Additional studies are recommended regarding the role of fear and violence in the public school, and safety issues to and from the public school, to help make the public more aware of our children’s safety needs and to encourage constructive action. Exploration of how society can combat root problems (as opposed to combating surface problems), such as family and community fragmentation; communication difficulties; language barriers; cultural barriers; and social, emotional, psychological, and spiritual distresses; are essential to the next generation’s survival.

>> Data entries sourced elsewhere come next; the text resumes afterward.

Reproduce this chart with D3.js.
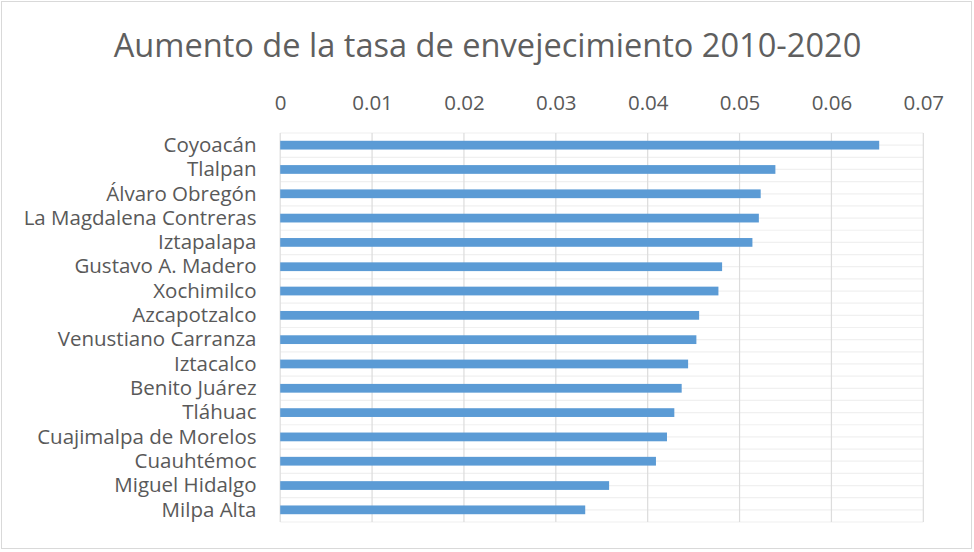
<!DOCTYPE html>
<html><head><meta charset="utf-8">
<script src="https://cdn.jsdelivr.net/npm/d3@7"></script>
<style>body{margin:0;background:#fff}svg text{font-family:"Open Sans",sans-serif;fill:#595959}</style>
</head><body><svg id="c" width="974" height="552"></svg>
<script>
const categories = ["Coyoacán","Tlalpan","Álvaro Obregón","La Magdalena Contreras","Iztapalapa","Gustavo A. Madero","Xochimilco","Azcapotzalco","Venustiano Carranza","Iztacalco","Benito Juárez","Tláhuac","Cuajimalpa de Morelos","Cuauhtémoc","Miguel Hidalgo","Milpa Alta"];
const values = [0.0652,0.0539,0.0523,0.0521,0.0514,0.0481,0.0477,0.0456,0.0453,0.0444,0.0437,0.0429,0.0421,0.0409,0.0358,0.0332];
const tickValues = [0,0.01,0.02,0.03,0.04,0.05,0.06,0.07];
const tickLabels = ["0","0.01","0.02","0.03","0.04","0.05","0.06","0.07"];
const title = "Aumento de la tasa de envejecimiento 2010-2020";

const svg = d3.select("#c");
svg.append("rect").attr("x",1.5).attr("y",1.5).attr("width",970).attr("height",547)
  .attr("fill","#fff").attr("stroke","#d9d9d9").attr("stroke-width",1);

const L=280.2, R=923.3, T=133, B=522;
const x = d3.scaleLinear().domain([0,0.07]).range([L,R]);
const y = d3.scaleBand().domain(categories).range([T,B]).paddingInner(0.64).paddingOuter(0.32);

const step = (B-T)/categories.length;
const hl = d3.range(0, categories.length*2+1).map(i => T + i*step/2);
svg.append("g").selectAll("line").data(hl).join("line")
  .attr("x1",L).attr("x2",R).attr("y1",d=>d).attr("y2",d=>d)
  .attr("stroke","#f0f0f0").attr("stroke-width",1.2);
svg.append("g").selectAll("line").data(tickValues).join("line")
  .attr("x1",d=>x(d)).attr("x2",d=>x(d)).attr("y1",T).attr("y2",B)
  .attr("stroke","#dcdcdc").attr("stroke-width",1.2);

svg.append("g").selectAll("rect").data(categories).join("rect")
  .attr("x",L).attr("y",d=>y(d)).attr("height",y.bandwidth())
  .attr("width",(d,i)=>x(values[i])-L).attr("fill","#5b9bd5");

const ax = d3.axisTop(x).tickValues(tickValues).tickFormat((d,i)=>tickLabels[i]).tickSize(0).tickPadding(0);
const gA = svg.append("g").attr("transform",`translate(0,${110})`).call(ax);
gA.select(".domain").remove();
gA.selectAll("text").attr("font-size",20.5).attr("dy",0).style("fill","#595959").attr("font-family","Open Sans, sans-serif");

const ay = d3.axisLeft(y).tickSize(0).tickPadding(0);
const gY = svg.append("g").attr("transform",`translate(256.5,0)`).call(ay);
gY.select(".domain").remove();
gY.selectAll("text").attr("font-size",20.5).attr("dy","0.33em").style("fill","#595959").attr("font-family","Open Sans, sans-serif");

svg.append("text").attr("x",487.5).attr("y",57).attr("text-anchor","middle")
  .attr("font-size",32.6).attr("font-weight",400).style("fill","#5f5f5f").text(title);
</script></body></html>
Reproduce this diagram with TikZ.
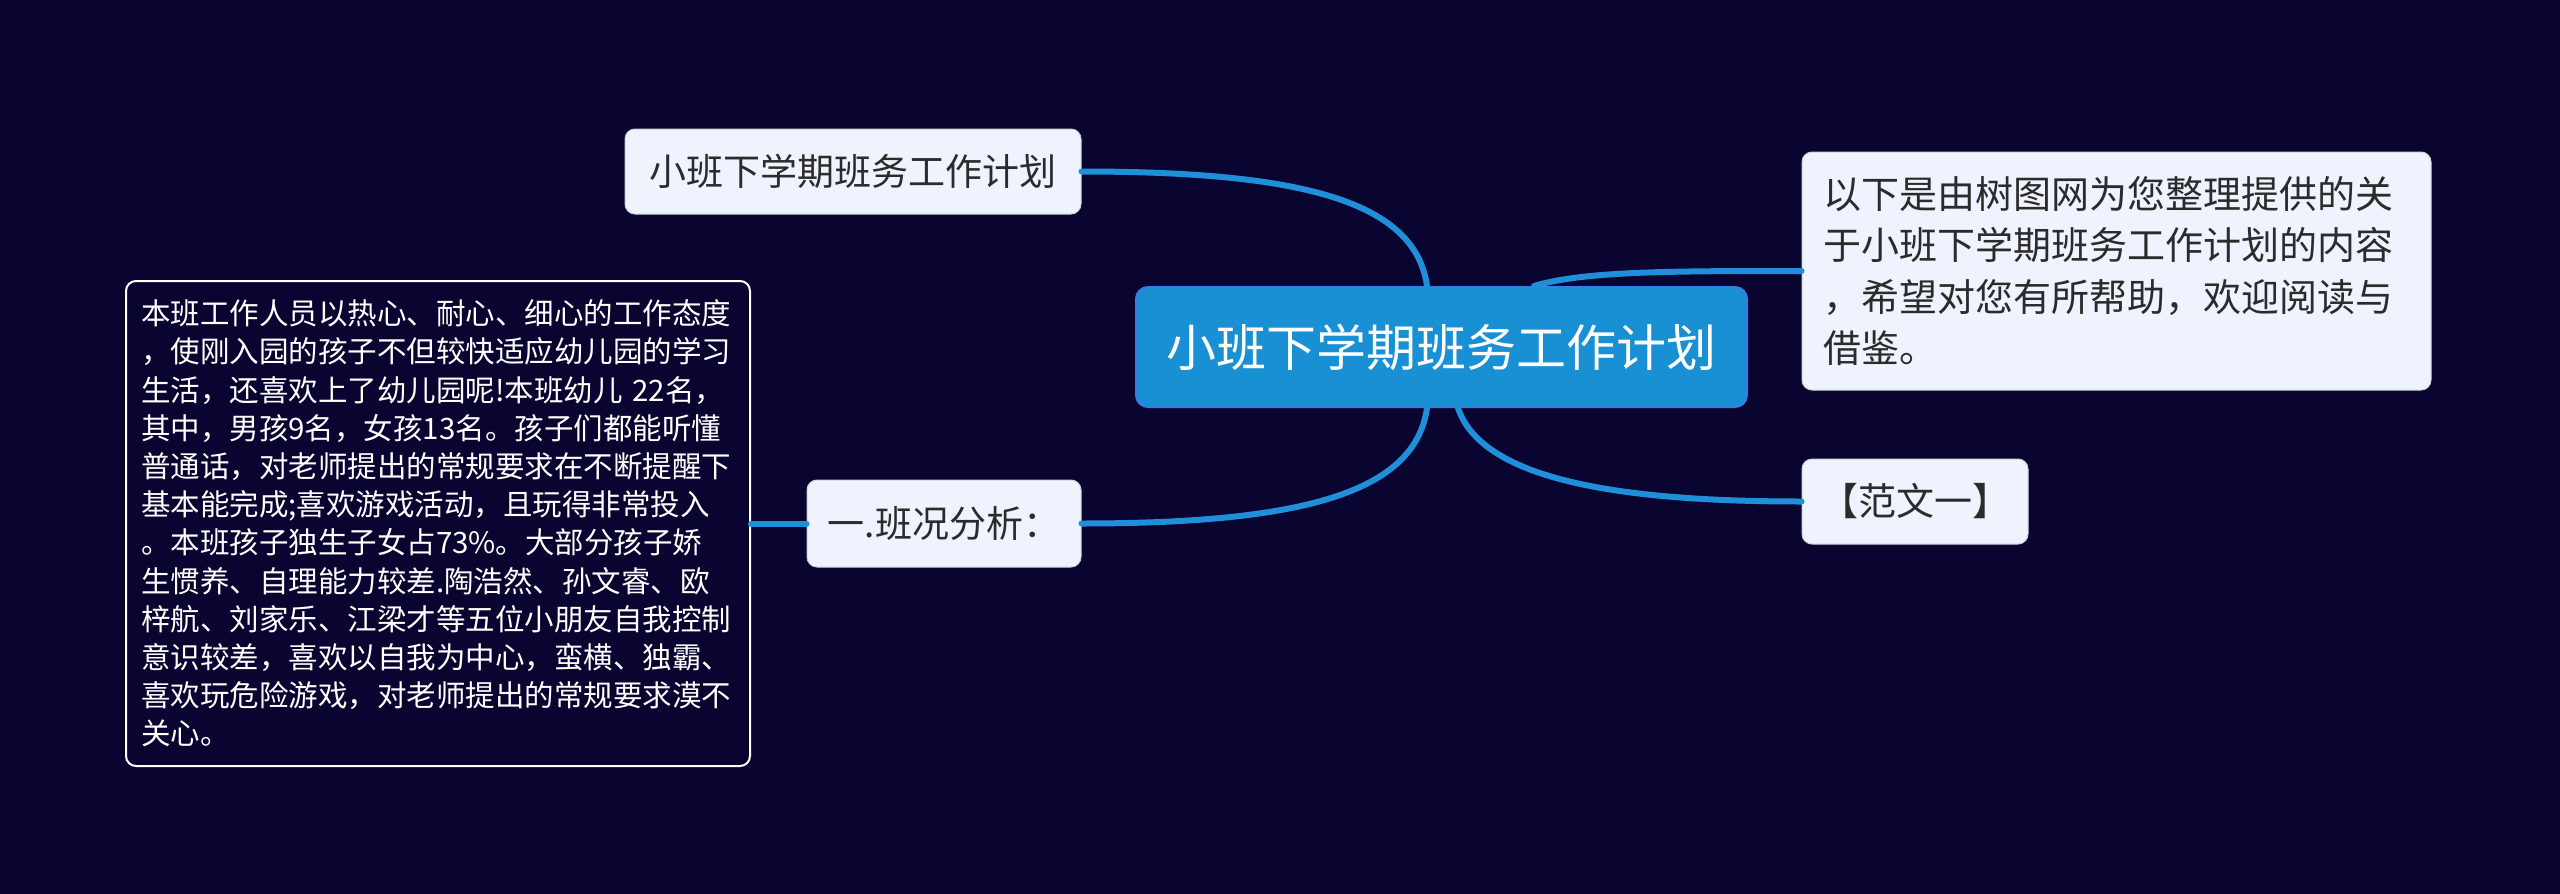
\documentclass[tikz,border=0pt]{standalone}
\usepackage{fontspec}
\setmainfont{Noto Sans CJK SC}
\definecolor{bgc}{HTML}{0A0530}
\definecolor{linec}{RGB}{30,143,216}
\definecolor{mainc}{RGB}{26,144,212}
\definecolor{mainb}{RGB}{55,125,232}
\definecolor{lightc}{HTML}{EEF3FD}
\definecolor{darkt}{HTML}{2B2B2B}
\begin{document}
\begin{tikzpicture}[x=1pt,y=-1pt,
  mainbox/.style={draw=mainb,line width=2pt,fill=mainc,text=white,rounded corners=12pt,
    minimum width=611pt,minimum height=120pt,inner sep=0pt,font=\fontsize{50}{60}\selectfont},
  subbox/.style={draw=lightc!70!gray,line width=1pt,fill=lightc,text=darkt,rounded corners=10pt,
    inner sep=0pt,font=\fontsize{37}{46}\selectfont},
  notebox/.style={draw=white,line width=2pt,fill=bgc,text=white,rounded corners=10pt,
    inner xsep=15pt,inner ysep=0pt,text width=594pt,minimum height=485pt,align=left,
    font=\fontsize{29.5}{38.2}\selectfont},
  infobox/.style={draw=lightc!70!gray,line width=1pt,fill=lightc,text=darkt,rounded corners=10pt,
    inner xsep=21pt,inner ysep=0pt,text width=587pt,minimum height=238pt,align=left,
    font=\fontsize{38}{51.5}\selectfont},
  conn/.style={draw=linec,line width=6pt,line cap=round}
]
\fill[bgc] (0,0) rectangle (2560,894);
\useasboundingbox (0,0) rectangle (2560,894);

\node[mainbox] (c) at (1441.5,347) {小班下学期班务工作计划};
\node[subbox,minimum width=456pt,minimum height=85pt] (tl) at (853,171.5) {小班下学期班务工作计划};
\node[subbox,minimum width=274pt,minimum height=87pt] (bl) at (944,523.5) {一.班况分析：};
\node[notebox] (note) at (438,523.5) {本班工作人员以热心、耐心、细心的工作态度\\
，使刚入园的孩子不但较快适应幼儿园的学习\\
生活，还喜欢上了幼儿园呢!本班幼儿 22名，\\
其中，男孩9名，女孩13名。孩子们都能听懂\\
普通话，对老师提出的常规要求在不断提醒下\\
基本能完成;喜欢游戏活动，且玩得非常投入\\
。本班孩子独生子女占73\%。大部分孩子娇\\
生惯养、自理能力较差.陶浩然、孙文睿、欧\\
梓航、刘家乐、江梁才等五位小朋友自我控制\\
意识较差，喜欢以自我为中心，蛮横、独霸、\\
喜欢玩危险游戏，对老师提出的常规要求漠不\\
关心。};
\node[infobox] (rt) at (2116.5,271) {以下是由树图网为您整理提供的关\\
于小班下学期班务工作计划的内容\\
，希望对您有所帮助，欢迎阅读与\\
借鉴。};
\node[subbox,minimum width=226pt,minimum height=85pt,font=\fontsize{38}{46}\selectfont] (fw) at (1915,501.5) {【范文一】};

\draw[conn] (tl.east) .. controls +(220,0) and +(-12,-85) .. ([xshift=-14.5pt]c.north);
\draw[conn] (bl.east) .. controls +(220,0) and +(-12,85) .. ([xshift=-14.5pt]c.south);
\draw[conn] ([xshift=92.5pt]c.north) .. controls +(50,-15) and +(-130,0) .. (rt.west);
\draw[conn] ([xshift=16.5pt]c.south) .. controls +(25,75) and +(-170,0) .. (fw.west);
\draw[conn] (note.east) -- (bl.west);
\end{tikzpicture}
\end{document}
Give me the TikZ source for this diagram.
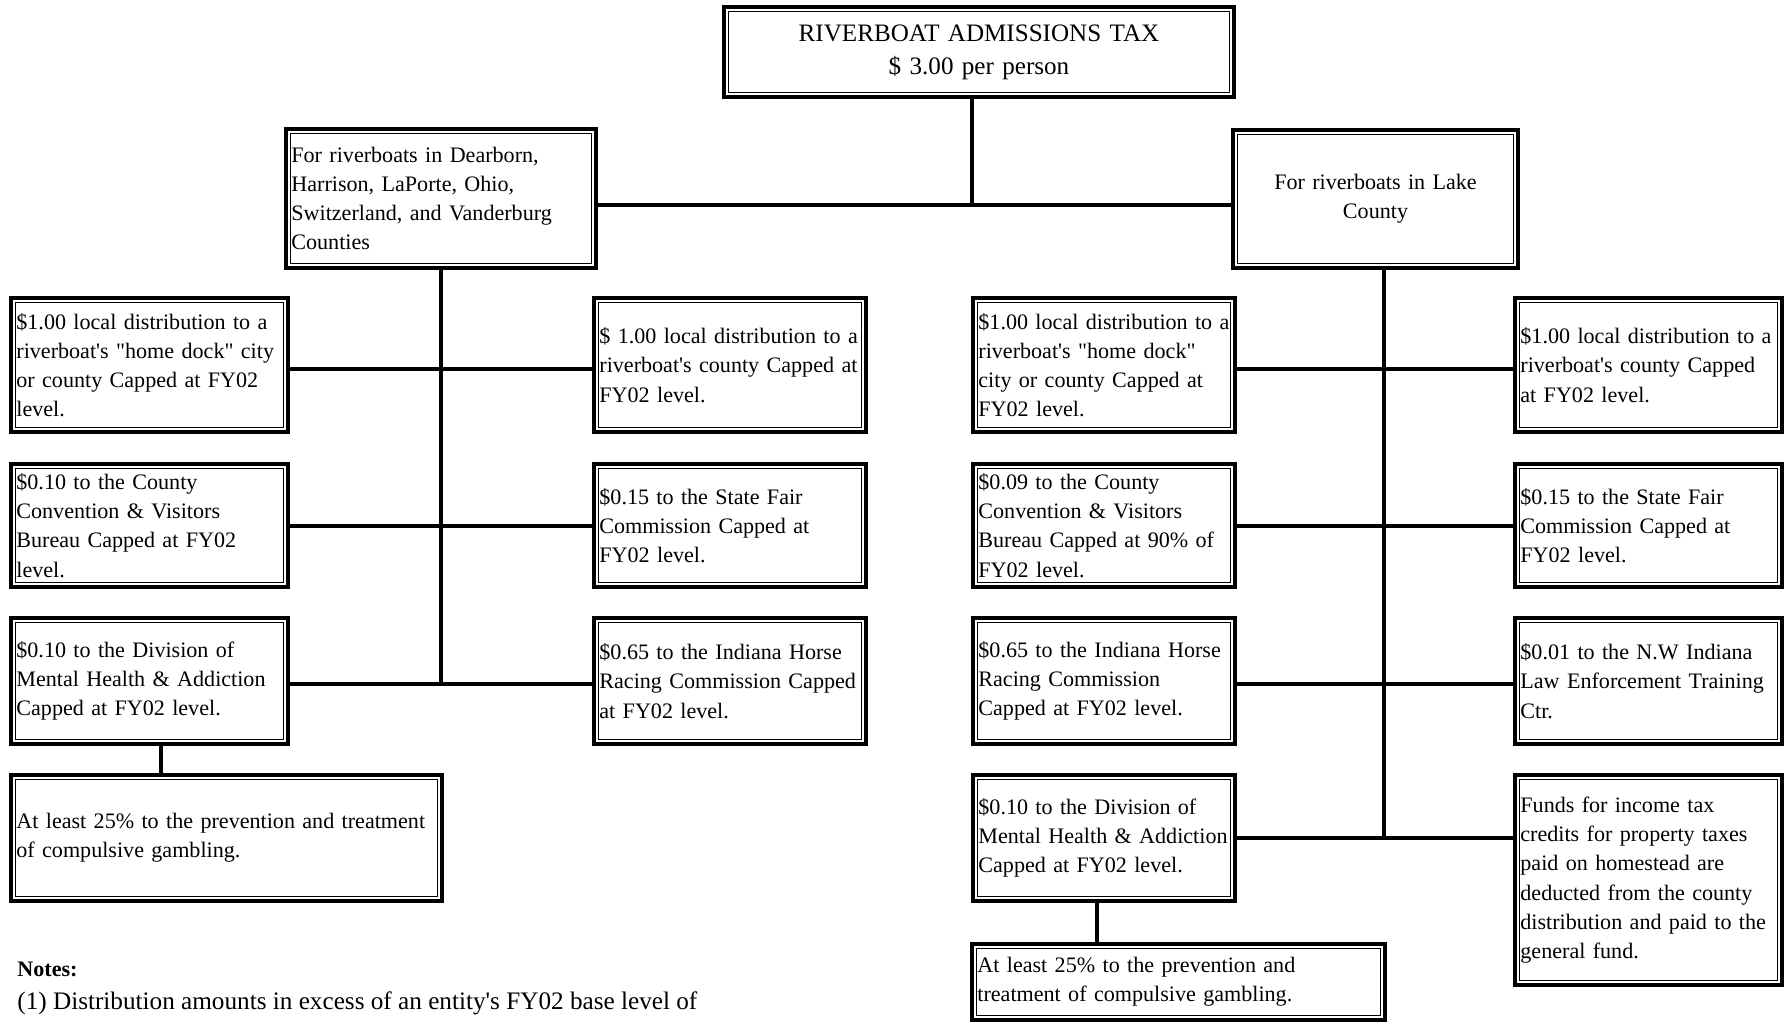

Furthermore, additional research on differentiated learning and how special needs are met in the traditional setting is needed. Exploration of an array of alternative educational options should be supported so as to provide maximum opportunity for children with exceptional needs as well as all student populations.
The merging of the child’s worlds (home and school) may be one of the most influential factors contributing to the child’s academic success in the homeschool setting. Studies ought to be conducted to control for this issue, because this may not be an issue we can duplicate in the traditional school setting, and it may be a factor that highly contributes to the current success of homeschooling.
A great deal of work in the political arena must take place to ensure that parents have a continued right to educate their children at home, including writing, educating, lobbying, and researching issues surrounding the homeschool movement. As Cizek and Ray (1995) aptly noted, “homeschool research is an ‘empirical cottage industry’” (p. 1) and many stones are left unturned.
NOTE: The ISP Community Home Education Program population has now become Orange County Charter School and has grown from an enrollment of 871 to over 1,500 students. Orange County Charter School, Orange County Department of Education, partners with Biola University’s Department of Education in ongoing research about homeschooling in Southern California.